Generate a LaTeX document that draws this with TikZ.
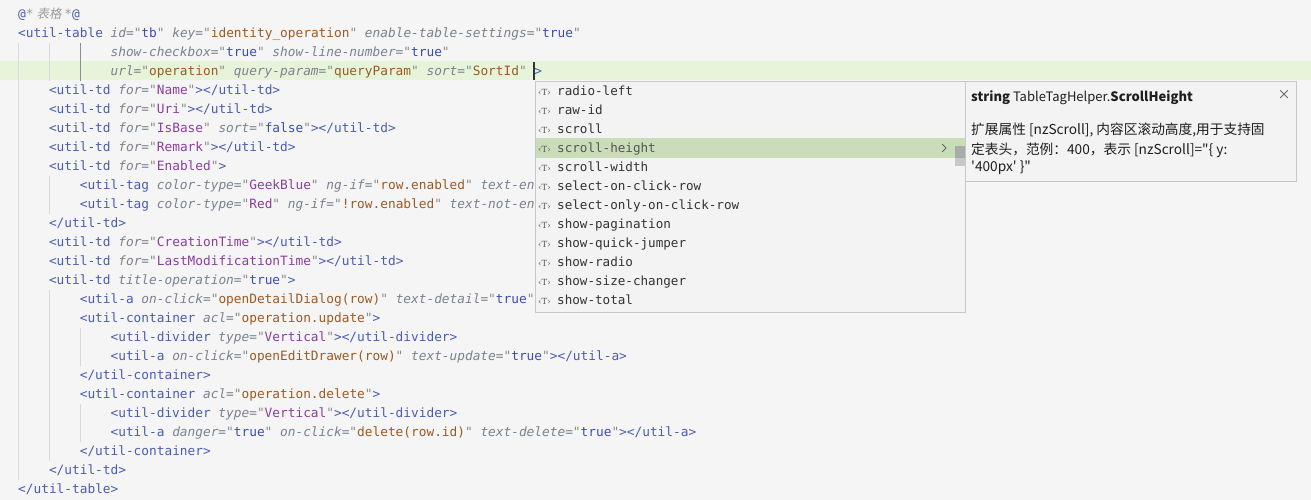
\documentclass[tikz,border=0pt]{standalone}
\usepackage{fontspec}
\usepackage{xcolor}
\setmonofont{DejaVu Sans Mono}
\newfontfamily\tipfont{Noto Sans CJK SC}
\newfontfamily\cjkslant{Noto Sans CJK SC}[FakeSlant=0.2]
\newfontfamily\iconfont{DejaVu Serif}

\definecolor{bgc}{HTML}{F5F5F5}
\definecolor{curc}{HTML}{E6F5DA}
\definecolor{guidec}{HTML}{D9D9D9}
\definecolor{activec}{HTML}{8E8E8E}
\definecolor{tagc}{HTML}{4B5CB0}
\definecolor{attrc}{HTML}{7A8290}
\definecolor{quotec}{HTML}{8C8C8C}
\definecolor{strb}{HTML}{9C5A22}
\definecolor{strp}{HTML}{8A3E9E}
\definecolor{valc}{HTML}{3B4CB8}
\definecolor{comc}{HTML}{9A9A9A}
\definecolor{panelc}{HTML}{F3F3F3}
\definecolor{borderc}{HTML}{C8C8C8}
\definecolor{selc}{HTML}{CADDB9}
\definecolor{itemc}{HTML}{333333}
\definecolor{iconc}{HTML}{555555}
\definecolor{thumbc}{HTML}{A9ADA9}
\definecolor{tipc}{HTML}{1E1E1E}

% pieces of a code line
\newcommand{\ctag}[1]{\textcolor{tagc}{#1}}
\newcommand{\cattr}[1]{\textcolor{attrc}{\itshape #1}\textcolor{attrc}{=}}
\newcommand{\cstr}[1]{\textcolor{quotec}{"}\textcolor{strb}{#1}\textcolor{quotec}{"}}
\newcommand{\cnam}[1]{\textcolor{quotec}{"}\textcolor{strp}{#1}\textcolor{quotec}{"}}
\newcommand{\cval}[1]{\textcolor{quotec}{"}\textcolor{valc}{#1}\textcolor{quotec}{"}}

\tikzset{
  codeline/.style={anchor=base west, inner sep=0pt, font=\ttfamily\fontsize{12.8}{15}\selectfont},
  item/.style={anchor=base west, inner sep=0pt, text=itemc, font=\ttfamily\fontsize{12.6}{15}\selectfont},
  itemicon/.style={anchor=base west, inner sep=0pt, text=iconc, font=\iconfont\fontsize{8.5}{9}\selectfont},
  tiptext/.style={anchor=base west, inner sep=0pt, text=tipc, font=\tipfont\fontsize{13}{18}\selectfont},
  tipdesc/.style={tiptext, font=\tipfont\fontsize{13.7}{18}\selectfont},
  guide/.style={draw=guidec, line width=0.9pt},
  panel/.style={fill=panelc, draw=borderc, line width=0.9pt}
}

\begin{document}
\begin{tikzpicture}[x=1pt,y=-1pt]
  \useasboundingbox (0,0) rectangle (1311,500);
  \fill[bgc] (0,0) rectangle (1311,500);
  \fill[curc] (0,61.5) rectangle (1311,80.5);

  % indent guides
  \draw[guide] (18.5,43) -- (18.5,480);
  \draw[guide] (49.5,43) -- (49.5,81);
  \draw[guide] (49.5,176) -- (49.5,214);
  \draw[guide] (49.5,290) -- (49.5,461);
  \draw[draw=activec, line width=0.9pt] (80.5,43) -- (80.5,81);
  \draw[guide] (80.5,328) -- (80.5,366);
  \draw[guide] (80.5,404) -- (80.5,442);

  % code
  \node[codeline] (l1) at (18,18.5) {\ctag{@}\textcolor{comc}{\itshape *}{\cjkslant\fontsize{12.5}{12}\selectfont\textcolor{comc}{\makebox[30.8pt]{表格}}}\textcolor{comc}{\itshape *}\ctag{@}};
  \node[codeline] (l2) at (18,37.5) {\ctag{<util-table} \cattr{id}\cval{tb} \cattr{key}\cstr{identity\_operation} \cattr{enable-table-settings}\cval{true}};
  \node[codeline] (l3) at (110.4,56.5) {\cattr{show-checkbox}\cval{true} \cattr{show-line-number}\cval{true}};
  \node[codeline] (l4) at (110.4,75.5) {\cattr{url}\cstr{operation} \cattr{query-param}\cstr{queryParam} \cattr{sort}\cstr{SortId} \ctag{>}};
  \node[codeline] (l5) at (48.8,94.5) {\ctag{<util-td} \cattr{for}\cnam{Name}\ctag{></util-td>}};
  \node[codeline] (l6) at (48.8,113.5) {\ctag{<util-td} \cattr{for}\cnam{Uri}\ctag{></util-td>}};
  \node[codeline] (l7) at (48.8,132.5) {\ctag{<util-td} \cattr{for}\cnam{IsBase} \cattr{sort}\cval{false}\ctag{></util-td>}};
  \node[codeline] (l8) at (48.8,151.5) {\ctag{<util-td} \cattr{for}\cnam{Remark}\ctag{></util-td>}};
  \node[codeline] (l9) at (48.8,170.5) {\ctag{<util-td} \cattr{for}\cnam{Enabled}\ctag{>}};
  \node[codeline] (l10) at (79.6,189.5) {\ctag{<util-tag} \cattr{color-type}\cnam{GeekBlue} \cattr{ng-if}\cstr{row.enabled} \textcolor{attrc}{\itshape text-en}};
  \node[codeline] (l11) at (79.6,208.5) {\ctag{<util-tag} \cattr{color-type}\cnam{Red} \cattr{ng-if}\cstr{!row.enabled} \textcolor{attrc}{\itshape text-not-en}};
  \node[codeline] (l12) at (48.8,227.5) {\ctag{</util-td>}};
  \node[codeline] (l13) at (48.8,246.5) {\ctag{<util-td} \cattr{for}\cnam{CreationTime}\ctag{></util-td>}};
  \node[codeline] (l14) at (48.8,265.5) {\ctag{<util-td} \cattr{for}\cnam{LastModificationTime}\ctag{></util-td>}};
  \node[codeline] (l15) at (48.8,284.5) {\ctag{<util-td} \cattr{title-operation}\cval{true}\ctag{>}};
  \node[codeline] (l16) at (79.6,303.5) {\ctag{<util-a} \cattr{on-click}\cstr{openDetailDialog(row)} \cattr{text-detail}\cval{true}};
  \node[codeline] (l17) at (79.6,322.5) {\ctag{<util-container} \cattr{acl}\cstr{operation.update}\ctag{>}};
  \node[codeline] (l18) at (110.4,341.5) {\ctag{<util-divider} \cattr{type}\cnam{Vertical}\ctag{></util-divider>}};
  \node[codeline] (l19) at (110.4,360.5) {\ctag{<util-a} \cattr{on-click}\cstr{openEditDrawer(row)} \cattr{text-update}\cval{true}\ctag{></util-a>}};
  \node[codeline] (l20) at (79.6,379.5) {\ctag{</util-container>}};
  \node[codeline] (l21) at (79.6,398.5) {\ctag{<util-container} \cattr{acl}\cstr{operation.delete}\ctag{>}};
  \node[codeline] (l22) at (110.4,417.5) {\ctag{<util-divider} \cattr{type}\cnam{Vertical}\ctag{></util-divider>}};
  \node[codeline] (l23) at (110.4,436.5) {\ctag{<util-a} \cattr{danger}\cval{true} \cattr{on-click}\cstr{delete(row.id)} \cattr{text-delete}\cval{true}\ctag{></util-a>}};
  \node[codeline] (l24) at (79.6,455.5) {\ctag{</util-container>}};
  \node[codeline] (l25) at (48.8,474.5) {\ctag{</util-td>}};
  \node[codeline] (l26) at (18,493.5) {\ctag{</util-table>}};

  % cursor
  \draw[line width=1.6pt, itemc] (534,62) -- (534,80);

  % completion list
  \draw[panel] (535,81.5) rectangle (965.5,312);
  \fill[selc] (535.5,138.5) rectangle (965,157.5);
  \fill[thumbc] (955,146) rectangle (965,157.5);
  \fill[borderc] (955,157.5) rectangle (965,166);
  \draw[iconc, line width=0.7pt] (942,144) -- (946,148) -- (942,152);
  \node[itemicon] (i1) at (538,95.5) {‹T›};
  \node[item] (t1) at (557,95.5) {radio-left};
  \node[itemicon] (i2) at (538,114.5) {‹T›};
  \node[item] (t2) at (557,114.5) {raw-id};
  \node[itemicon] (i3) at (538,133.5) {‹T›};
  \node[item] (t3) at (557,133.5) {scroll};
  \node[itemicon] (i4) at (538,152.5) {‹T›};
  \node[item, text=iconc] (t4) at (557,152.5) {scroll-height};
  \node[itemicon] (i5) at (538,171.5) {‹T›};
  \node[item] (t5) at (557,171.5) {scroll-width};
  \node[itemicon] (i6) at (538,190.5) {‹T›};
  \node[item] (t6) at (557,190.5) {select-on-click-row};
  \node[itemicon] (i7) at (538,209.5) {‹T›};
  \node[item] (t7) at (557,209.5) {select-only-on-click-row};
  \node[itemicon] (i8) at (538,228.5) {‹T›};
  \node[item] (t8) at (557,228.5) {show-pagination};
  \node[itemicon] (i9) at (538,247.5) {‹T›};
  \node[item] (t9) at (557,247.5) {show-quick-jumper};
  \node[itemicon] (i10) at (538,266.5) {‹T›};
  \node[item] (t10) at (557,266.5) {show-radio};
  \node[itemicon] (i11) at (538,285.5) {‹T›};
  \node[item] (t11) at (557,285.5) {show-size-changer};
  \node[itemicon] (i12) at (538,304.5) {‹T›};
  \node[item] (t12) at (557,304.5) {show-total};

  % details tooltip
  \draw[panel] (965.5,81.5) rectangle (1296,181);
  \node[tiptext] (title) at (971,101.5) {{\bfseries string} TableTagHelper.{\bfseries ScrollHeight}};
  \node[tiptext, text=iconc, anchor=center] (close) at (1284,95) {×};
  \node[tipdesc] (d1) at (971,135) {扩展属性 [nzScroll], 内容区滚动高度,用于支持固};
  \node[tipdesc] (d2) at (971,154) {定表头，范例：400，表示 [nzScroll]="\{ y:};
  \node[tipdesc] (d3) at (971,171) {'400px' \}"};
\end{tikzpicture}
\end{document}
□ □ □
* [INSTRUCTION]: Restate the data word for word from its first line through the line with "(0,61.5) rectangle (1311,80.5);", leaving out any picture along the way.

* [ANSWER TO THIS EXERCISE]:
Generate a LaTeX document that draws this with TikZ.
\documentclass[tikz,border=0pt]{standalone}
\usepackage{fontspec}
\usepackage{xcolor}
\setmonofont{DejaVu Sans Mono}
\newfontfamily\tipfont{Noto Sans CJK SC}
\newfontfamily\cjkslant{Noto Sans CJK SC}[FakeSlant=0.2]
\newfontfamily\iconfont{DejaVu Serif}

\definecolor{bgc}{HTML}{F5F5F5}
\definecolor{curc}{HTML}{E6F5DA}
\definecolor{guidec}{HTML}{D9D9D9}
\definecolor{activec}{HTML}{8E8E8E}
\definecolor{tagc}{HTML}{4B5CB0}
\definecolor{attrc}{HTML}{7A8290}
\definecolor{quotec}{HTML}{8C8C8C}
\definecolor{strb}{HTML}{9C5A22}
\definecolor{strp}{HTML}{8A3E9E}
\definecolor{valc}{HTML}{3B4CB8}
\definecolor{comc}{HTML}{9A9A9A}
\definecolor{panelc}{HTML}{F3F3F3}
\definecolor{borderc}{HTML}{C8C8C8}
\definecolor{selc}{HTML}{CADDB9}
\definecolor{itemc}{HTML}{333333}
\definecolor{iconc}{HTML}{555555}
\definecolor{thumbc}{HTML}{A9ADA9}
\definecolor{tipc}{HTML}{1E1E1E}

% pieces of a code line
\newcommand{\ctag}[1]{\textcolor{tagc}{#1}}
\newcommand{\cattr}[1]{\textcolor{attrc}{\itshape #1}\textcolor{attrc}{=}}
\newcommand{\cstr}[1]{\textcolor{quotec}{"}\textcolor{strb}{#1}\textcolor{quotec}{"}}
\newcommand{\cnam}[1]{\textcolor{quotec}{"}\textcolor{strp}{#1}\textcolor{quotec}{"}}
\newcommand{\cval}[1]{\textcolor{quotec}{"}\textcolor{valc}{#1}\textcolor{quotec}{"}}

\tikzset{
  codeline/.style={anchor=base west, inner sep=0pt, font=\ttfamily\fontsize{12.8}{15}\selectfont},
  item/.style={anchor=base west, inner sep=0pt, text=itemc, font=\ttfamily\fontsize{12.6}{15}\selectfont},
  itemicon/.style={anchor=base west, inner sep=0pt, text=iconc, font=\iconfont\fontsize{8.5}{9}\selectfont},
  tiptext/.style={anchor=base west, inner sep=0pt, text=tipc, font=\tipfont\fontsize{13}{18}\selectfont},
  tipdesc/.style={tiptext, font=\tipfont\fontsize{13.7}{18}\selectfont},
  guide/.style={draw=guidec, line width=0.9pt},
  panel/.style={fill=panelc, draw=borderc, line width=0.9pt}
}

\begin{document}
\begin{tikzpicture}[x=1pt,y=-1pt]
  \useasboundingbox (0,0) rectangle (1311,500);
  \fill[bgc] (0,0) rectangle (1311,500);
  \fill[curc] (0,61.5) rectangle (1311,80.5);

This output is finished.